* Your objective: Copy all of the material exactly. Pictures are not to appear in the copy.

* Saved entries:

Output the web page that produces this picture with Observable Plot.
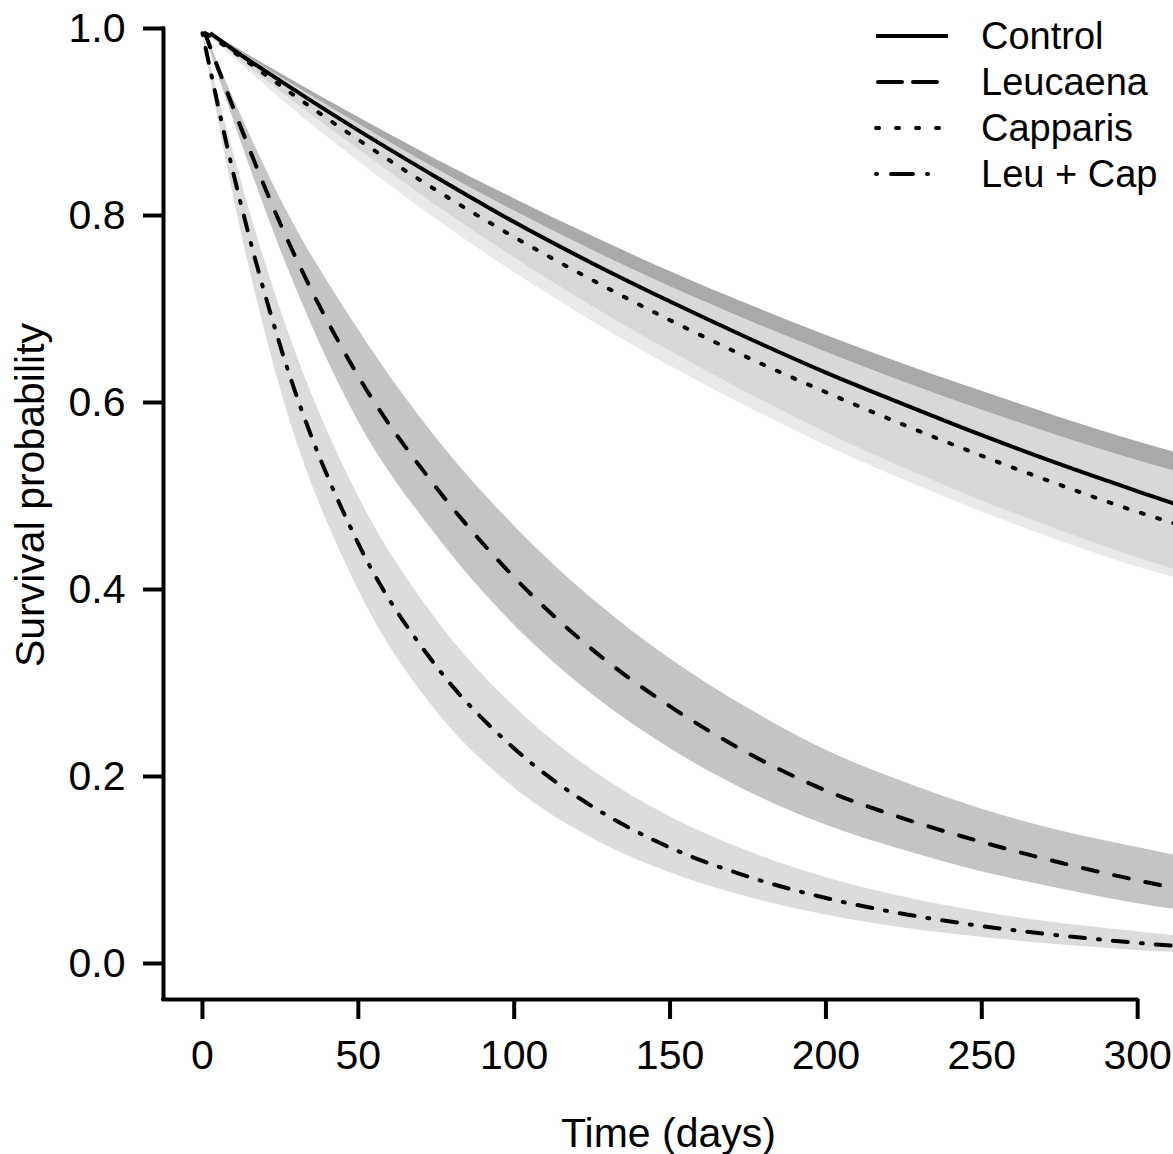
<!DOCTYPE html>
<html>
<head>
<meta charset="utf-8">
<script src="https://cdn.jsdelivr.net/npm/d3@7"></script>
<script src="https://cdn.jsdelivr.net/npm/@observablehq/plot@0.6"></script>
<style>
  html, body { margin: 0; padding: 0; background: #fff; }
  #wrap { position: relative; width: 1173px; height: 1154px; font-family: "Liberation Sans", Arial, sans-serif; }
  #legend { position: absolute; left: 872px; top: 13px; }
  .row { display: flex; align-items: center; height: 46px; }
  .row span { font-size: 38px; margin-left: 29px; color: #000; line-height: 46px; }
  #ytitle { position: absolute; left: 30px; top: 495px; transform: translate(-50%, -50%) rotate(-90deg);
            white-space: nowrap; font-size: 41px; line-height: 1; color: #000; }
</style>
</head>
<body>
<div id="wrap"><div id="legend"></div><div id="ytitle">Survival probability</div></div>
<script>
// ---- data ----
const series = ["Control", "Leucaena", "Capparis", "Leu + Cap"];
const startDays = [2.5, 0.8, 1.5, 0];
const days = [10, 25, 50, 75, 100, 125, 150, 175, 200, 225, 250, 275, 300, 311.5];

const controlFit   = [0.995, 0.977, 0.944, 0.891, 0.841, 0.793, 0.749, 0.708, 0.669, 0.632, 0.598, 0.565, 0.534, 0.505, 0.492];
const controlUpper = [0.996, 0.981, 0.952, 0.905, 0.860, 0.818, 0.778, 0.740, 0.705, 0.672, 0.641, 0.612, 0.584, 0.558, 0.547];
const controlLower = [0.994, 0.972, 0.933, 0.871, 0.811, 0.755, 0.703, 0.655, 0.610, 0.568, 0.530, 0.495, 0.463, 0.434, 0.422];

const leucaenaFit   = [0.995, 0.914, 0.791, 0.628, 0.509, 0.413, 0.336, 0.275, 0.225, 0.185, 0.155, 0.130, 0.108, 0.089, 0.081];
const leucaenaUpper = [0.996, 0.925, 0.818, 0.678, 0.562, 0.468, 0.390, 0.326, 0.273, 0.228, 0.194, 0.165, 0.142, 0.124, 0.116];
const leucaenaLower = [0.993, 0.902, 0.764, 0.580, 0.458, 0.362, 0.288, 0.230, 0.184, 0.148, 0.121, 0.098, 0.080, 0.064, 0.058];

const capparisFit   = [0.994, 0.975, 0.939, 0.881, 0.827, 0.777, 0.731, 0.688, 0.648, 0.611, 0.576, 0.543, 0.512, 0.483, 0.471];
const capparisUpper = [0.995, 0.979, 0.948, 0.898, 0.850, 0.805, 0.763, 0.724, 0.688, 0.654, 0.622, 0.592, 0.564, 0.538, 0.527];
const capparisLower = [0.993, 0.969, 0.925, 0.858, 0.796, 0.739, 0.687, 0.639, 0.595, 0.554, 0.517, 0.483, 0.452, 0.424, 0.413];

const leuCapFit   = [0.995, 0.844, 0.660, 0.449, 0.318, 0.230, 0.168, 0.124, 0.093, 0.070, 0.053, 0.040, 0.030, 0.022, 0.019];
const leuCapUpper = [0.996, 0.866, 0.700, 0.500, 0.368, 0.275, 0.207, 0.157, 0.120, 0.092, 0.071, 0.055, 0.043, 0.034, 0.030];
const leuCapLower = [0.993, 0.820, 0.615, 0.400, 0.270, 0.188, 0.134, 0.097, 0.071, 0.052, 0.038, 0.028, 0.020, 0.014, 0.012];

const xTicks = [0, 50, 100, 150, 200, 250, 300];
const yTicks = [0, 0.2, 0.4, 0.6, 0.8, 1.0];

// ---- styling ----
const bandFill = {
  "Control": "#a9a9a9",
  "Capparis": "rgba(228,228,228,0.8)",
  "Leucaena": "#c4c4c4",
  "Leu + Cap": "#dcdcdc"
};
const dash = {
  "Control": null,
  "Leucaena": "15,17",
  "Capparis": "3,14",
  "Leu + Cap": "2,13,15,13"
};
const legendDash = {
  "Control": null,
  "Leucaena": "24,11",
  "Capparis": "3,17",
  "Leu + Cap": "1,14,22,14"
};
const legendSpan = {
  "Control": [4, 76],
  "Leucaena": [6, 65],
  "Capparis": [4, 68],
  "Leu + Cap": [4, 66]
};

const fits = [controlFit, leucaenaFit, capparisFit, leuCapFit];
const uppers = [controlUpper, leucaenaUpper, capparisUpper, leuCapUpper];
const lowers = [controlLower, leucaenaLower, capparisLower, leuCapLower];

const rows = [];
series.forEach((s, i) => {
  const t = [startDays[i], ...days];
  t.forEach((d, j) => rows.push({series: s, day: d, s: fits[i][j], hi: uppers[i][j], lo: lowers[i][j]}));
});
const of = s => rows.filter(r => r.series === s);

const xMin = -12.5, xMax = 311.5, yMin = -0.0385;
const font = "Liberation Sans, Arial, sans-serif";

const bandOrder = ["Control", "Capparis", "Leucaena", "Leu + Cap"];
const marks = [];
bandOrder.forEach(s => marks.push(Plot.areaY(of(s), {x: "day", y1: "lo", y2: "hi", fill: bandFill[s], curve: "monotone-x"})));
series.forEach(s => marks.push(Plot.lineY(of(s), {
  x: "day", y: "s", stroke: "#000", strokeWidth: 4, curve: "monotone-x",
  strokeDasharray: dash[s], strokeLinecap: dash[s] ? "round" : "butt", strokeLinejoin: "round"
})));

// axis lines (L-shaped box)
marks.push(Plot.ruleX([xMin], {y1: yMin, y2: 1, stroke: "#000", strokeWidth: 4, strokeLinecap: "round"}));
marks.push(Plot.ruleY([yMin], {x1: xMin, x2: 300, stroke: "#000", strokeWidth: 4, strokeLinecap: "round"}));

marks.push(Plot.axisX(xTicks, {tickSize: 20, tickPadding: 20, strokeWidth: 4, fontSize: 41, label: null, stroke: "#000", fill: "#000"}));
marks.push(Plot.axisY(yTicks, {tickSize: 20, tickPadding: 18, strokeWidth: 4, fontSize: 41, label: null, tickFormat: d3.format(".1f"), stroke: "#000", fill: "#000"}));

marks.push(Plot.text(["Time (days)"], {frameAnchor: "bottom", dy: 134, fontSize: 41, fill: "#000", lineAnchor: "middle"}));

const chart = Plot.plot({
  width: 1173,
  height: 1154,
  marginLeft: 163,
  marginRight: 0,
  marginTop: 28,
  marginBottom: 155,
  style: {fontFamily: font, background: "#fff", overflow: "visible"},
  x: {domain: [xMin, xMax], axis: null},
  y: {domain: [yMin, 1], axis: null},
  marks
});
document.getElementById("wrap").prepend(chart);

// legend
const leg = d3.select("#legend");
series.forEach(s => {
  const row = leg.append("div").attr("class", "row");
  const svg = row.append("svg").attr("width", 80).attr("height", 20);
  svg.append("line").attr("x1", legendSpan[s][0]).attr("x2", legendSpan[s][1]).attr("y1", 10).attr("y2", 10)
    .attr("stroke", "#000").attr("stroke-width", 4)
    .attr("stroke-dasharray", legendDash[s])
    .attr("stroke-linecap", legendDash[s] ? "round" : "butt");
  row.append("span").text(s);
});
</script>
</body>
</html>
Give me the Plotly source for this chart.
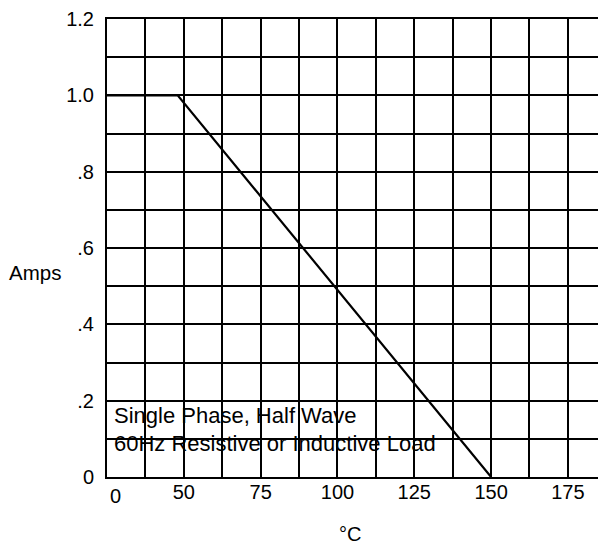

* Answer to the exercise:
Output the web page that produces this picture with Observable Plot.
<!DOCTYPE html>
<html>
<head>
<meta charset="utf-8">
<script src="https://cdn.jsdelivr.net/npm/d3@7"></script>
<script src="https://cdn.jsdelivr.net/npm/@observablehq/plot@0.6"></script>
<style>
  html, body { margin: 0; padding: 0; background: #fff; }
  #wrap { position: relative; width: 1173px; height: 1154px; font-family: "Liberation Sans", Arial, sans-serif; }
  #legend { position: absolute; left: 872px; top: 13px; }
  .row { display: flex; align-items: center; height: 46px; }
  .row span { font-size: 38px; margin-left: 29px; color: #000; line-height: 46px; }
  #ytitle { position: absolute; left: 30px; top: 495px; transform: translate(-50%, -50%) rotate(-90deg);
            white-space: nowrap; font-size: 41px; line-height: 1; color: #000; }
</style>
</head>
<body>
<div id="wrap"><div id="legend"></div><div id="ytitle">Survival probability</div></div>
<script>
// ---- data ----
const series = ["Control", "Leucaena", "Capparis", "Leu + Cap"];
const startDays = [2.5, 0.8, 1.5, 0];
const days = [10, 25, 50, 75, 100, 125, 150, 175, 200, 225, 250, 275, 300, 311.5];

const controlFit   = [0.995, 0.977, 0.944, 0.891, 0.841, 0.793, 0.749, 0.708, 0.669, 0.632, 0.598, 0.565, 0.534, 0.505, 0.492];
const controlUpper = [0.996, 0.981, 0.952, 0.905, 0.860, 0.818, 0.778, 0.740, 0.705, 0.672, 0.641, 0.612, 0.584, 0.558, 0.547];
const controlLower = [0.994, 0.972, 0.933, 0.871, 0.811, 0.755, 0.703, 0.655, 0.610, 0.568, 0.530, 0.495, 0.463, 0.434, 0.422];

const leucaenaFit   = [0.995, 0.914, 0.791, 0.628, 0.509, 0.413, 0.336, 0.275, 0.225, 0.185, 0.155, 0.130, 0.108, 0.089, 0.081];
const leucaenaUpper = [0.996, 0.925, 0.818, 0.678, 0.562, 0.468, 0.390, 0.326, 0.273, 0.228, 0.194, 0.165, 0.142, 0.124, 0.116];
const leucaenaLower = [0.993, 0.902, 0.764, 0.580, 0.458, 0.362, 0.288, 0.230, 0.184, 0.148, 0.121, 0.098, 0.080, 0.064, 0.058];

const capparisFit   = [0.994, 0.975, 0.939, 0.881, 0.827, 0.777, 0.731, 0.688, 0.648, 0.611, 0.576, 0.543, 0.512, 0.483, 0.471];
const capparisUpper = [0.995, 0.979, 0.948, 0.898, 0.850, 0.805, 0.763, 0.724, 0.688, 0.654, 0.622, 0.592, 0.564, 0.538, 0.527];
const capparisLower = [0.993, 0.969, 0.925, 0.858, 0.796, 0.739, 0.687, 0.639, 0.595, 0.554, 0.517, 0.483, 0.452, 0.424, 0.413];

const leuCapFit   = [0.995, 0.844, 0.660, 0.449, 0.318, 0.230, 0.168, 0.124, 0.093, 0.070, 0.053, 0.040, 0.030, 0.022, 0.019];
const leuCapUpper = [0.996, 0.866, 0.700, 0.500, 0.368, 0.275, 0.207, 0.157, 0.120, 0.092, 0.071, 0.055, 0.043, 0.034, 0.030];
const leuCapLower = [0.993, 0.820, 0.615, 0.400, 0.270, 0.188, 0.134, 0.097, 0.071, 0.052, 0.038, 0.028, 0.020, 0.014, 0.012];

const xTicks = [0, 50, 100, 150, 200, 250, 300];
const yTicks = [0, 0.2, 0.4, 0.6, 0.8, 1.0];

// ---- styling ----
const bandFill = {
  "Control": "#a9a9a9",
  "Capparis": "rgba(228,228,228,0.8)",
  "Leucaena": "#c4c4c4",
  "Leu + Cap": "#dcdcdc"
};
const dash = {
  "Control": null,
  "Leucaena": "15,17",
  "Capparis": "3,14",
  "Leu + Cap": "2,13,15,13"
};
const legendDash = {
  "Control": null,
  "Leucaena": "24,11",
  "Capparis": "3,17",
  "Leu + Cap": "1,14,22,14"
};
const legendSpan = {
  "Control": [4, 76],
  "Leucaena": [6, 65],
  "Capparis": [4, 68],
  "Leu + Cap": [4, 66]
};

const fits = [controlFit, leucaenaFit, capparisFit, leuCapFit];
const uppers = [controlUpper, leucaenaUpper, capparisUpper, leuCapUpper];
const lowers = [controlLower, leucaenaLower, capparisLower, leuCapLower];

const rows = [];
series.forEach((s, i) => {
  const t = [startDays[i], ...days];
  t.forEach((d, j) => rows.push({series: s, day: d, s: fits[i][j], hi: uppers[i][j], lo: lowers[i][j]}));
});
const of = s => rows.filter(r => r.series === s);

const xMin = -12.5, xMax = 311.5, yMin = -0.0385;
const font = "Liberation Sans, Arial, sans-serif";

const bandOrder = ["Control", "Capparis", "Leucaena", "Leu + Cap"];
const marks = [];
bandOrder.forEach(s => marks.push(Plot.areaY(of(s), {x: "day", y1: "lo", y2: "hi", fill: bandFill[s], curve: "monotone-x"})));
series.forEach(s => marks.push(Plot.lineY(of(s), {
  x: "day", y: "s", stroke: "#000", strokeWidth: 4, curve: "monotone-x",
  strokeDasharray: dash[s], strokeLinecap: dash[s] ? "round" : "butt", strokeLinejoin: "round"
})));

// axis lines (L-shaped box)
marks.push(Plot.ruleX([xMin], {y1: yMin, y2: 1, stroke: "#000", strokeWidth: 4, strokeLinecap: "round"}));
marks.push(Plot.ruleY([yMin], {x1: xMin, x2: 300, stroke: "#000", strokeWidth: 4, strokeLinecap: "round"}));

marks.push(Plot.axisX(xTicks, {tickSize: 20, tickPadding: 20, strokeWidth: 4, fontSize: 41, label: null, stroke: "#000", fill: "#000"}));
marks.push(Plot.axisY(yTicks, {tickSize: 20, tickPadding: 18, strokeWidth: 4, fontSize: 41, label: null, tickFormat: d3.format(".1f"), stroke: "#000", fill: "#000"}));

marks.push(Plot.text(["Time (days)"], {frameAnchor: "bottom", dy: 134, fontSize: 41, fill: "#000", lineAnchor: "middle"}));

const chart = Plot.plot({
  width: 1173,
  height: 1154,
  marginLeft: 163,
  marginRight: 0,
  marginTop: 28,
  marginBottom: 155,
  style: {fontFamily: font, background: "#fff", overflow: "visible"},
  x: {domain: [xMin, xMax], axis: null},
  y: {domain: [yMin, 1], axis: null},
  marks
});
document.getElementById("wrap").prepend(chart);

// legend
const leg = d3.select("#legend");
series.forEach(s => {
  const row = leg.append("div").attr("class", "row");
  const svg = row.append("svg").attr("width", 80).attr("height", 20);
  svg.append("line").attr("x1", legendSpan[s][0]).attr("x2", legendSpan[s][1]).attr("y1", 10).attr("y2", 10)
    .attr("stroke", "#000").attr("stroke-width", 4)
    .attr("stroke-dasharray", legendDash[s])
    .attr("stroke-linecap", legendDash[s] ? "round" : "butt");
  row.append("span").text(s);
});
</script>
</body>
</html>
Give me the Plotly source for this chart.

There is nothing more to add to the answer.